Just over halfway into her month-long residency at USC Shoah Foundation Center for Advanced Genocide Research, 2016-2017 Greenberg Research Fellow Katja Schatte has already surpassed her expectations about what she would discover in the Visual History Archive.

Schatte sat down for a Facebook Live interview about her research and her fellowship at the Center. She will give a public lecture about her work on March 7 on the USC campus.

A PhD candidate in history at the University of Washington and a native of Dresden, Germany, Schatte is working on a multidisciplinary study of Jewish life in East Germany in the late 1970s and early 1980s, and after the fall of the Berlin Wall. She is also interested in the “transgenerational memory” of Jews who lived in East Germany, particularly Berlin, from the immediate aftermath of the Holocaust to the present day.

She has found 70 testimonies in the Visual History Archive of Holocaust survivors who discuss life in East Germany, and is comparing these testimonies with interviews Schatte has conducted herself as well as interviews in other archives. Putting together these various accounts is like a puzzle, she said.

For example, Schatte recently interviewed a third-generation Holocaust survivor in Germany who wrote a book about her grandfather, who was killed by Nazis. In the Visual History Archive, Schatte found the testimony of the woman’s mother – the generation in between granddaughter and grandfather.

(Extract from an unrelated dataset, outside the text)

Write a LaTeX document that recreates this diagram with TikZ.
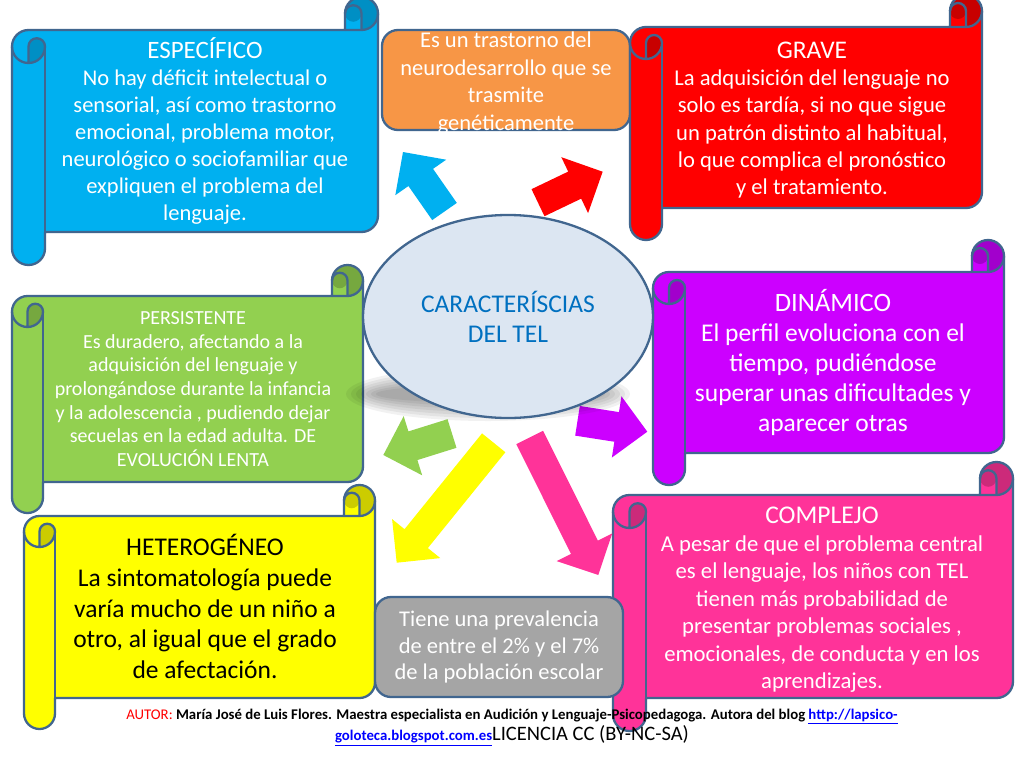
\documentclass[tikz,border=0pt]{standalone}
\usepackage{fontspec}
\setmainfont{Carlito}
\usetikzlibrary{shapes.geometric}
\definecolor{outl}{HTML}{41668F}
\definecolor{cyanM}{HTML}{00B0F0}\definecolor{cyanD}{HTML}{008FC4}
\definecolor{redM}{HTML}{FF0000}\definecolor{redD}{HTML}{C80000}
\definecolor{greenM}{HTML}{92D050}\definecolor{greenD}{HTML}{76A83F}
\definecolor{purpM}{HTML}{CC00FF}\definecolor{purpD}{HTML}{A200CC}
\definecolor{yelM}{HTML}{FFFF00}\definecolor{yelD}{HTML}{CCCC00}
\definecolor{pinkM}{HTML}{FF3399}\definecolor{pinkD}{HTML}{CC2A7A}
\definecolor{orangeM}{HTML}{F79646}
\definecolor{greyM}{HTML}{A5A5A5}
\definecolor{ellM}{HTML}{DCE6F2}
\definecolor{elltext}{HTML}{0070C0}
\definecolor{autred}{HTML}{FF0000}
\definecolor{linkblue}{HTML}{0000FF}
% scroll: left, top, right, bottom, curl size, fill, dark fill
\newcommand\tscroll[7]{%
  \pgfmathsetmacro\scL{#1}\pgfmathsetmacro\scT{#2}%
  \pgfmathsetmacro\scR{#3}\pgfmathsetmacro\scB{#4}%
  \pgfmathsetmacro\scC{#5}\pgfmathsetmacro\scH{#5/2}\pgfmathsetmacro\scQ{#5/4}%
  \fill[#6] (\scL,\scT+1.5*\scC) arc[start angle=180, delta angle=90, radius=\scH]
    -- (\scR-\scC,\scT+\scC) -- (\scR-\scC,\scT+\scH)
    arc[start angle=180, delta angle=180, radius=\scH]
    -- (\scR,\scB-1.5*\scC) arc[start angle=0, delta angle=90, radius=\scH]
    -- (\scL+\scC,\scB-\scC) -- (\scL+\scC,\scB-\scH)
    arc[start angle=0, delta angle=180, radius=\scH] -- cycle;
  \fill[#7] (\scL+\scH,\scT+2*\scC) arc[start angle=90, delta angle=-90, radius=\scH]
    arc[start angle=0, delta angle=-180, radius=\scQ] -- cycle;
  \fill[#7] (\scR-\scH,\scT+\scC) arc[start angle=90, delta angle=-270, radius=\scH]
    arc[start angle=180, delta angle=-180, radius=\scQ] -- cycle;
  \draw[scrollline] (\scL,\scT+1.5*\scC) arc[start angle=180, delta angle=90, radius=\scH]
    -- (\scR-\scC,\scT+\scC) -- (\scR-\scC,\scT+\scH)
    arc[start angle=180, delta angle=180, radius=\scH]
    -- (\scR,\scB-1.5*\scC) arc[start angle=0, delta angle=90, radius=\scH]
    -- (\scL+\scC,\scB-\scC) -- (\scL+\scC,\scB-\scH)
    arc[start angle=0, delta angle=180, radius=\scH] -- cycle;
  \draw[scrollline] (\scR-\scC,\scT+\scC) -- (\scR-\scH,\scT+\scC)
    arc[start angle=90, delta angle=-90, radius=\scH];
  \draw[scrollline] (\scR-\scH,\scT+\scC) -- (\scR-\scH,\scT+\scH)
    arc[start angle=0, delta angle=-180, radius=\scQ];
  \draw[scrollline] (\scL+\scH,\scT+2*\scC) -- (\scL+\scH,\scT+1.5*\scC)
    arc[start angle=180, delta angle=180, radius=\scQ]
    arc[start angle=0, delta angle=180, radius=\scH];
  \draw[scrollline] (\scL+\scC,\scT+1.5*\scC) -- (\scL+\scC,\scB-\scC);
}
% block arrow: colour, tail x, tail y, tip x, tip y
\newcommand\blockarr[5]{%
  \pgfmathsetmacro\arA{atan2(#3-#5,#4-#2)}%
  \pgfmathsetmacro\arL{veclen(#4-#2,#5-#3)}%
  \begin{scope}[shift={(#2,#3)},rotate=\arA]
    \fill[#1] (0,-15) -- (\arL-31,-15) -- (\arL-31,-31) -- (\arL,0)
      -- (\arL-31,31) -- (\arL-31,15) -- (0,15) -- cycle;
  \end{scope}}
\newcommand\ttl[2]{{\fontsize{#1}{10}\selectfont #2}}
\begin{document}
\begin{tikzpicture}[x=1pt,y=-1pt,
  scrollline/.style={draw=outl, line width=2.3pt, line join=round},
  txt/.style={align=center, inner sep=0pt},
  rbox/.style={draw=outl, line width=2.3pt, rounded corners=16pt, inner sep=0pt}]
\useasboundingbox (0,0) rectangle (1015,761);
\fill[white] (0,0) rectangle (1015,761);

% scrolls
\tscroll{12}{-3}{378}{265}{33}{cyanM}{cyanD}
\node[txt, text=white, font=\fontsize{22.5}{27}\selectfont] (especifico) at (205,131)
  {\ttl{25}{ESPECÍFICO}\\No hay déficit intelectual o\\sensorial, así como trastorno\\emocional, problema motor,\\neurológico o sociofamiliar que\\expliquen el problema del\\lenguaje.};

\node[rbox, fill=orangeM, minimum width=248pt, minimum height=100pt] (genbox) at (506,80) {};
\node[txt, text=white, font=\fontsize{22.5}{27.5}\selectfont] (gentxt) at (506,83)
  {Es un trastorno del\\neurodesarrollo que se\\trasmite\\genéticamente};

\tscroll{630}{-5}{982}{240}{32}{redM}{redD}
\node[txt, text=white, font=\fontsize{22.6}{27.2}\selectfont] (grave) at (812,120)
  {\ttl{25.4}{GRAVE}\\La adquisición del lenguaje no\\solo es tardía, si no que sigue\\un patrón distinto al habitual,\\lo que complica el pronóstico\\y el tratamiento.};

\tscroll{12}{265}{363}{513}{31}{greenM}{greenD}
\node[txt, text=white, font=\fontsize{20}{23.7}\selectfont] (persistente) at (193,389)
  {PERSISTENTE\\Es duradero, afectando a la\\adquisición del lenguaje y\\prolongándose durante la infancia\\y la adolescencia , pudiendo dejar\\secuelas en la edad adulta. DE\\EVOLUCIÓN LENTA};

\tscroll{653}{240}{1004}{485}{32}{purpM}{purpD}
\node[txt, text=white, font=\fontsize{25.5}{30.2}\selectfont] (dinamico) at (833,362.5)
  {\ttl{26.5}{DINÁMICO}\\El perfil evoluciona con el\\tiempo, pudiéndose\\superar unas dificultades y\\aparecer otras};

\tscroll{24}{485}{375}{729}{31}{yelM}{yelD}
\node[txt, text=black, font=\fontsize{25.5}{30.7}\selectfont] (heterogeneo) at (205,606.5)
  {\ttl{25.5}{HETEROGÉNEO}\\La sintomatología puede\\varía mucho de un niño a\\otro, al igual que el grado\\de afectación.};

\tscroll{613}{462}{1013}{731}{33}{pinkM}{pinkD}
\node[txt, text=white, font=\fontsize{22.7}{27.5}\selectfont] (complejo) at (822,600)
  {\ttl{25.5}{COMPLEJO}\\A pesar de que el problema central\\es el lenguaje, los niños con TEL\\tienen más probabilidad de\\presentar problemas sociales ,\\emocionales, de conducta y en los\\aprendizajes.};

\node[rbox, fill=greyM, minimum width=248pt, minimum height=100pt] (prevbox) at (499,647) {};
\node[txt, text=white, font=\fontsize{22.5}{26.7}\selectfont] (prevtxt) at (499,647)
  {Tiene una prevalencia\\de entre el 2\% y el 7\%\\de la población escolar};

% arrows
\blockarr{cyanM}{444.5}{211.5}{403}{152}
\blockarr{redM}{538}{202.7}{602.7}{171.7}
\blockarr{greenM}{452}{433.5}{383.3}{455}
\blockarr{purpM}{577.5}{420.8}{647.3}{431.7}
\blockarr{yelM}{493.7}{442.8}{396.7}{562.7}
\blockarr{pinkM}{529.7}{437.5}{598.3}{575}

% shadow and centre ellipse
\foreach \k in {0,...,6}
  \fill[black, opacity=0.055] (488,394) ellipse [x radius=142-5*\k, y radius=27-3*\k];
\node[ellipse, draw=outl, line width=2.3pt, fill=ellM, minimum width=290pt, minimum height=203pt, inner sep=0pt] (centre) at (508,316.5) {};
\node[txt, text=elltext, font=\fontsize{25.5}{29.5}\selectfont] (centretxt) at (508,317)
  {CARACTERÍSCIAS\\DEL TEL};

% footer
\node[txt, font=\fontsize{14.8}{21}\selectfont] (footer) at (512,727.5)
  {\textcolor{autred}{AUTOR:} \textbf{María José de Luis Flores. Maestra especialista en Audición y Lenguaje-Psicopedagoga. Autora del blog \textcolor{linkblue}{\underline{http://lapsico-}}}\\\textbf{\textcolor{linkblue}{\underline{goloteca.blogspot.com.es}}}{\fontsize{20.5}{21}\selectfont LICENCIA CC (BY-NC-SA)}};
\end{tikzpicture}
\end{document}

“I really get to have a different perspective on that family’s story which is what I’m really interested in, this transgenerational aspect,” Schatte said. “How do different generations talk about the family’s history at different points in time?”

She is also interested in artwork that survivors show in their testimonies, and accounts of survivors who continued to engage with their history decades after the Holocaust up to the present day, as writers, journalists, artists, and teachers. It’s important to Schatte to acknowledge and utilize work that has come before her and that may not have been recognized.

“I want to be conscious about the work, the intellectual labor that has already been done by people over generations which oftentimes is not in the public eye because of that stigma that still comes with someone having lived in the GDR [German Democratic Republic],” she said.

As she continues to work on various aspects of her dissertation project, including digital and artistic collaborations, Schatte hopes her work can ultimately shine a light on the Jewish experience in East Germany – not just according to government documents, but real accounts from the people themselves.

“My goal is for people to get a more nuanced view of Jewish life in East Germany specifically in the late GDR, but also [understand] that this is not history,” Schatte said. “It keeps on living in the present.”